This directory supplements the paper with more details on how we prepared the data for evaluation, to help replicate our experiments.
We used the test-clean and test-other splits from the LibriSpeech ASR corpus.
We used the test split of TED-LIUM Release 3, using the segmented manual transcripts included in the release.
We downloaded the English subset of Common Voice Corpus 5.1 from the official website
We used the Artie bias corpus. This is a subset of the Common Voice dataset.
We used the two corpora from LDC2002S09 and LDC2002T43 and followed the eval2000_data_prep.sh script for preprocessing. The wav.scp
files can be converted to WAV files with the following bash commands:
mkdir -p wav
while read name cmd; do
echo $name
echo ${cmd/\|/} wav/$name.wav | bash
done < wav.scp
We used LDC93S6B and LDC94S13B and followed the s5 recipe to preprocess the dataset.
We used the 231 interviews from CORAAL (v. 2021.07) and used the segmentations from the FairSpeech project.
We downloaded the CHiME-5 dataset and followed the stage 0 of the s5_track1 recipe to create the CHiME-6 dataset which fixes synchronization. We then used the binaural recordings (*_P??.wav
) and the corresponding transcripts.
We preprocessed the AMI Corpus by following the stage 0 and 2 of the s5b recipe.
To create a long-form transcription dataset from the TED-LIUM3 dataset, we sliced the audio between the beginning of the first labeled segment and the end of the last labeled segment of each talk, and we used the concatenated text as the label. Below are the timestamps used for slicing each of the 11 TED talks in the test split.
Filename | Begin time (s) | End time (s) |
---|---|---|
DanBarber_2010 | 16.09 | 1116.24 |
JaneMcGonigal_2010 | 15.476 | 1187.61 |
BillGates_2010 | 15.861 | 1656.94 |
TomWujec_2010U | 16.26 | 402.17 |
GaryFlake_2010 | 16.06 | 367.14 |
EricMead_2009P | 18.434 | 536.44 |
MichaelSpecter_2010 | 16.11 | 979.312 |
DanielKahneman_2010 | 15.8 | 1199.44 |
AimeeMullins_2009P | 17.82 | 1296.59 |
JamesCameron_2010 | 16.75 | 1010.65 |
RobertGupta_2010U | 16.8 | 387.03 |
This dataset consists of 64 segments from The Late Show with Stephen Colbert. The YouTube video ID, start and end timestamps, and the labels can be found in meanwhile.json. The labels are collected from the closed-caption data for each video and corrected with manual inspection.

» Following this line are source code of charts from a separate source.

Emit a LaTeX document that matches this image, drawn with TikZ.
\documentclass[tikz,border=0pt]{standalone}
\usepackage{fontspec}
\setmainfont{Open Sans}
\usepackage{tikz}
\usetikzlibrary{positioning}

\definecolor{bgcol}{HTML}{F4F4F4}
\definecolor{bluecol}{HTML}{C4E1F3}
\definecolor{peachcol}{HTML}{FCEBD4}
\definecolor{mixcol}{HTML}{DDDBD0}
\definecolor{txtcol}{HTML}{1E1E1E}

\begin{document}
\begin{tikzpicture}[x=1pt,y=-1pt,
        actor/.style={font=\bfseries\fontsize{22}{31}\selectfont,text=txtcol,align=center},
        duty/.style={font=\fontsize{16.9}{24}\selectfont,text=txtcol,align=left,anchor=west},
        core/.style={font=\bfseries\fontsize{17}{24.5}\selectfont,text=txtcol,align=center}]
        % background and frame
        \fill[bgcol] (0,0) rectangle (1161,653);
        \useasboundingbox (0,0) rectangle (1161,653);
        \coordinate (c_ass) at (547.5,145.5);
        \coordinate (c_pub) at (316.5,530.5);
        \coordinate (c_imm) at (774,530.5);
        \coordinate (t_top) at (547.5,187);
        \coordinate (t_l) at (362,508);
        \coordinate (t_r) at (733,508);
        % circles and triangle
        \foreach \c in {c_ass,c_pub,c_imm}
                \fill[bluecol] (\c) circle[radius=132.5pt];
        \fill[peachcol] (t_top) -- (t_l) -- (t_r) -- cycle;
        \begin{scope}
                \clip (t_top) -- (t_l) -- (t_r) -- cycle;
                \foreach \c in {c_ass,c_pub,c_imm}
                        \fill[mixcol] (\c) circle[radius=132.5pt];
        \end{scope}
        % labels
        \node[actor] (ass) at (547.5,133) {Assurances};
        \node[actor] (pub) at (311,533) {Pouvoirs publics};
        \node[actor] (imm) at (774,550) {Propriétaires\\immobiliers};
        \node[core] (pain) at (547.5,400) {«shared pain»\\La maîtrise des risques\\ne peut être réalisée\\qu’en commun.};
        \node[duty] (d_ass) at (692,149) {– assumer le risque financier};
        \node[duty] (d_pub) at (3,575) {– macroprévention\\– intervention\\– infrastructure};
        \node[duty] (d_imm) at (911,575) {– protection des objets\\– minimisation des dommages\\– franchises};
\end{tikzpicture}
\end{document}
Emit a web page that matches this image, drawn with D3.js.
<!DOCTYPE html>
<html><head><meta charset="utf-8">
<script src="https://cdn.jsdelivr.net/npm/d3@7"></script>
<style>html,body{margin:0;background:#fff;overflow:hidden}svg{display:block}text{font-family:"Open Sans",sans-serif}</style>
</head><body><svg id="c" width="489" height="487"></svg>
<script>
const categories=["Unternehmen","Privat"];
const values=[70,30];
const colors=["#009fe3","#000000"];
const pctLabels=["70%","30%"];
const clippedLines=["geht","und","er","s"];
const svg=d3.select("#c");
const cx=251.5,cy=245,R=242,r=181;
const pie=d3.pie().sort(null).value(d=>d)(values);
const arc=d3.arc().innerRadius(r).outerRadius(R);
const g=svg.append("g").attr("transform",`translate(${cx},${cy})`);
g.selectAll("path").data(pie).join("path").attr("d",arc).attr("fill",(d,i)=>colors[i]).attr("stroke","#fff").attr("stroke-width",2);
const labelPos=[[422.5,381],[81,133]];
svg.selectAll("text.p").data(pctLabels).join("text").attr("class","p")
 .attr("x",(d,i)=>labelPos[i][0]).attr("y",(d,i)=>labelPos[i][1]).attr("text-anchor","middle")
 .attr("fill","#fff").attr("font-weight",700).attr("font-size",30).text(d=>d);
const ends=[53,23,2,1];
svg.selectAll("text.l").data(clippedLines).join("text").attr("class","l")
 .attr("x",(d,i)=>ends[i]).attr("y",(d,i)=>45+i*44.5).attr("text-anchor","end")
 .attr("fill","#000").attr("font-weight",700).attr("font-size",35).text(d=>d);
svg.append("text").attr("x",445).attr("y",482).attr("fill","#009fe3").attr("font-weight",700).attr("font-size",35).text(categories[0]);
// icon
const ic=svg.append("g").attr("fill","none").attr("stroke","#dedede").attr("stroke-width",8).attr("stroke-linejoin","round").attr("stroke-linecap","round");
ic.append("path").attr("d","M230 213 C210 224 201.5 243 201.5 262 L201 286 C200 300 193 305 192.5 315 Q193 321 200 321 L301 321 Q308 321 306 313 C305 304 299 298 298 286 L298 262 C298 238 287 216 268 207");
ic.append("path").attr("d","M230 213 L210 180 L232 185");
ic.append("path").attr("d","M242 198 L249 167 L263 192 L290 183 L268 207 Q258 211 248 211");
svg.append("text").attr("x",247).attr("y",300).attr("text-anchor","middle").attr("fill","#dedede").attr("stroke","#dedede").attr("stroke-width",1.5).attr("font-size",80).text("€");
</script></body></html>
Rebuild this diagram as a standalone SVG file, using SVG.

We use a subset of 16 files from the 30 podcast episodes in Rev.AI's Podcast Transcription Benchmark, after finding that there are multiple cases where a significant portion of the audio and the labels did not match, mostly on the parts introducing the sponsors. We selected 16 episodes that do not have this error, whose "file number" are:
3 4 9 10 11 14 17 18 20 21 23 24 26 27 29 32
This dataset consists of 46 audio files and the corresponding transcripts compiled in the blog article Which automatic transcription service is the most accurate - 2018 by Jason Kincaid. We used the 46 audio files and reference transcripts from the Airtable widget in the article.
For the human transcription benchmark in the paper, we use a subset of 25 examples from this data, whose "Ref ID" are:
2 4 5 8 9 10 12 13 14 16 19 21 23 25 26 28 29 30 33 35 36 37 42 43 45
For these datasets, we used the files available in the speech-datasets repository, as of their 202206
version.
We used the 231 interviews from CORAAL (v. 2021.07) and used the full-length interview files and transcripts.
We used the test splits from each language in the Multilingual LibriSpeech (MLS) corpus.
We collected audio files and transcripts using the implementation available as HuggingFace datasets. To use as a translation dataset, we matched the numerical utterance IDs to find the corresponding transcript in English.
We used the get_asr_data.py
script from the official repository to collect the ASR data in 14 languages.
We downloaded the Common Voice Corpus 9 from the official website
We collected the X into English
data collected using the official repository.